#### DATA SEGMENT
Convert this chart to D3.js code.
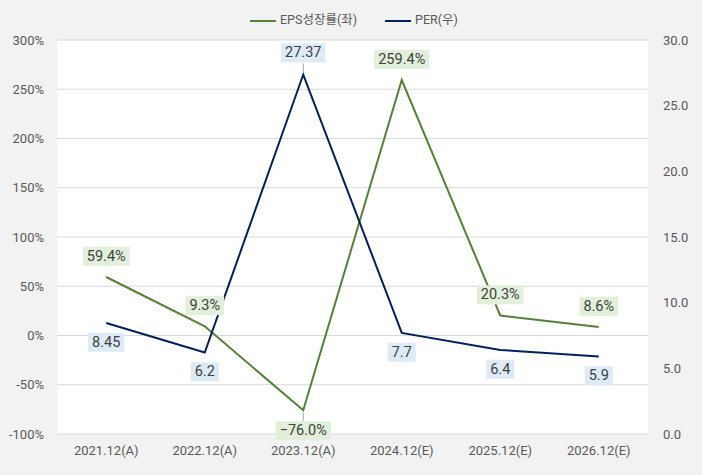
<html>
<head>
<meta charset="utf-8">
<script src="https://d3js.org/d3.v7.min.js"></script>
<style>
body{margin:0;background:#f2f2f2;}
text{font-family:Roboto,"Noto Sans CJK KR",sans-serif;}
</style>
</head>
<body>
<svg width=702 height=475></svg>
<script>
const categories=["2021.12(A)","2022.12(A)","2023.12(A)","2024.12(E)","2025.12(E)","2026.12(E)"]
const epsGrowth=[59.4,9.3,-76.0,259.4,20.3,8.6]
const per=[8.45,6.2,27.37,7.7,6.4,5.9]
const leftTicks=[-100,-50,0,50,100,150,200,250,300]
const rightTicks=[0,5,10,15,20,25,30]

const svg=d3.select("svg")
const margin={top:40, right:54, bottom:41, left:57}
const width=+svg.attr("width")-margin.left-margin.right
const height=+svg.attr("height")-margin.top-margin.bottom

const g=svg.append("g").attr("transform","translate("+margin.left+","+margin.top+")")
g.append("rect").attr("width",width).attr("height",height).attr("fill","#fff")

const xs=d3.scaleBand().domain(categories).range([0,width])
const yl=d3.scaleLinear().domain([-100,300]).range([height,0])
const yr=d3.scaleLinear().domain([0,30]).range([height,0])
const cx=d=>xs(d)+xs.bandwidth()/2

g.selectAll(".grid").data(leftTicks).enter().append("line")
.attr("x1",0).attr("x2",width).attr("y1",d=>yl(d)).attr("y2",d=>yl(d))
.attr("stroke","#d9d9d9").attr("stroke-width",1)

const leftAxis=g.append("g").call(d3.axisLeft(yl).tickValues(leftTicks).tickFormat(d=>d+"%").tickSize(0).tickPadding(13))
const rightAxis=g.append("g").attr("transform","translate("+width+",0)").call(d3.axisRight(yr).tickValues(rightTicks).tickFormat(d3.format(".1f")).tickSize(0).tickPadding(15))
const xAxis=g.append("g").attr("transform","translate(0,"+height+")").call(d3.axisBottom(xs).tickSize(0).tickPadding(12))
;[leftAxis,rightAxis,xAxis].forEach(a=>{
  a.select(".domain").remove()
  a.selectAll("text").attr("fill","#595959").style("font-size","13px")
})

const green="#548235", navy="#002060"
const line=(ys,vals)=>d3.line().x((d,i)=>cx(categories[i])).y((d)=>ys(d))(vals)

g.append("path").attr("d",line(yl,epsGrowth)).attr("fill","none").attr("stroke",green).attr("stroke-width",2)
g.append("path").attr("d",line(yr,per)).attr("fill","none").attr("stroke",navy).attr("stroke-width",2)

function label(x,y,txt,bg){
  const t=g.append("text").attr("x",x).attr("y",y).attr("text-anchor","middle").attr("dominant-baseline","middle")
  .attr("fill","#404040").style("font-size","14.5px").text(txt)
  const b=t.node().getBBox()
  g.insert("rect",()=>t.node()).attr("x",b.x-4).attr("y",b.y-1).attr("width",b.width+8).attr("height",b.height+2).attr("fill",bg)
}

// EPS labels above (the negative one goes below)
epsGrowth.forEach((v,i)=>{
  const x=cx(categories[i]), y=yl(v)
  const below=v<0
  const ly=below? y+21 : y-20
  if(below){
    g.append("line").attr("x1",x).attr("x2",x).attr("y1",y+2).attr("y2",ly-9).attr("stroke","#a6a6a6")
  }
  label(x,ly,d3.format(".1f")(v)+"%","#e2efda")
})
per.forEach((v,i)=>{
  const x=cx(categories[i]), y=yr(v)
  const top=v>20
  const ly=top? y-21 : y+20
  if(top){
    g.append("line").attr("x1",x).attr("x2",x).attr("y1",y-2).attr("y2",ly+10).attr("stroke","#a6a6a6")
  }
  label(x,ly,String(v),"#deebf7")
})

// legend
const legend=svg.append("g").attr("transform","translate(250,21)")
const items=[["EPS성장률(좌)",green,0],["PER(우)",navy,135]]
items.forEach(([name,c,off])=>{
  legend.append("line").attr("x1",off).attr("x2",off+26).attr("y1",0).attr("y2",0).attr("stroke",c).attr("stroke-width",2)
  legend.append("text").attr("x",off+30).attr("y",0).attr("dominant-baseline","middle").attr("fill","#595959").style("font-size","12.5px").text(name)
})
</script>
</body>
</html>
########
(AIM OF THE TASK) Quote everything in the listing above exactly; pictures are the only thing to omit.

(FULL RESPONSE)
Convert this chart to D3.js code.
<html>
<head>
<meta charset="utf-8">
<script src="https://d3js.org/d3.v7.min.js"></script>
<style>
body{margin:0;background:#f2f2f2;}
text{font-family:Roboto,"Noto Sans CJK KR",sans-serif;}
</style>
</head>
<body>
<svg width=702 height=475></svg>
<script>
const categories=["2021.12(A)","2022.12(A)","2023.12(A)","2024.12(E)","2025.12(E)","2026.12(E)"]
const epsGrowth=[59.4,9.3,-76.0,259.4,20.3,8.6]
const per=[8.45,6.2,27.37,7.7,6.4,5.9]
const leftTicks=[-100,-50,0,50,100,150,200,250,300]
const rightTicks=[0,5,10,15,20,25,30]

const svg=d3.select("svg")
const margin={top:40, right:54, bottom:41, left:57}
const width=+svg.attr("width")-margin.left-margin.right
const height=+svg.attr("height")-margin.top-margin.bottom

const g=svg.append("g").attr("transform","translate("+margin.left+","+margin.top+")")
g.append("rect").attr("width",width).attr("height",height).attr("fill","#fff")

const xs=d3.scaleBand().domain(categories).range([0,width])
const yl=d3.scaleLinear().domain([-100,300]).range([height,0])
const yr=d3.scaleLinear().domain([0,30]).range([height,0])
const cx=d=>xs(d)+xs.bandwidth()/2

g.selectAll(".grid").data(leftTicks).enter().append("line")
.attr("x1",0).attr("x2",width).attr("y1",d=>yl(d)).attr("y2",d=>yl(d))
.attr("stroke","#d9d9d9").attr("stroke-width",1)

const leftAxis=g.append("g").call(d3.axisLeft(yl).tickValues(leftTicks).tickFormat(d=>d+"%").tickSize(0).tickPadding(13))
const rightAxis=g.append("g").attr("transform","translate("+width+",0)").call(d3.axisRight(yr).tickValues(rightTicks).tickFormat(d3.format(".1f")).tickSize(0).tickPadding(15))
const xAxis=g.append("g").attr("transform","translate(0,"+height+")").call(d3.axisBottom(xs).tickSize(0).tickPadding(12))
;[leftAxis,rightAxis,xAxis].forEach(a=>{
  a.select(".domain").remove()
  a.selectAll("text").attr("fill","#595959").style("font-size","13px")
})

const green="#548235", navy="#002060"
const line=(ys,vals)=>d3.line().x((d,i)=>cx(categories[i])).y((d)=>ys(d))(vals)

g.append("path").attr("d",line(yl,epsGrowth)).attr("fill","none").attr("stroke",green).attr("stroke-width",2)
g.append("path").attr("d",line(yr,per)).attr("fill","none").attr("stroke",navy).attr("stroke-width",2)

function label(x,y,txt,bg){
  const t=g.append("text").attr("x",x).attr("y",y).attr("text-anchor","middle").attr("dominant-baseline","middle")
  .attr("fill","#404040").style("font-size","14.5px").text(txt)
  const b=t.node().getBBox()
  g.insert("rect",()=>t.node()).attr("x",b.x-4).attr("y",b.y-1).attr("width",b.width+8).attr("height",b.height+2).attr("fill",bg)
}

// EPS labels above (the negative one goes below)
epsGrowth.forEach((v,i)=>{
  const x=cx(categories[i]), y=yl(v)
  const below=v<0
  const ly=below? y+21 : y-20
  if(below){
    g.append("line").attr("x1",x).attr("x2",x).attr("y1",y+2).attr("y2",ly-9).attr("stroke","#a6a6a6")
  }
  label(x,ly,d3.format(".1f")(v)+"%","#e2efda")
})
per.forEach((v,i)=>{
  const x=cx(categories[i]), y=yr(v)
  const top=v>20
  const ly=top? y-21 : y+20
  if(top){
    g.append("line").attr("x1",x).attr("x2",x).attr("y1",y-2).attr("y2",ly+10).attr("stroke","#a6a6a6")
  }
  label(x,ly,String(v),"#deebf7")
})

// legend
const legend=svg.append("g").attr("transform","translate(250,21)")
const items=[["EPS성장률(좌)",green,0],["PER(우)",navy,135]]
items.forEach(([name,c,off])=>{
  legend.append("line").attr("x1",off).attr("x2",off+26).attr("y1",0).attr("y2",0).attr("stroke",c).attr("stroke-width",2)
  legend.append("text").attr("x",off+30).attr("y",0).attr("dominant-baseline","middle").attr("fill","#595959").style("font-size","12.5px").text(name)
})
</script>
</body>
</html>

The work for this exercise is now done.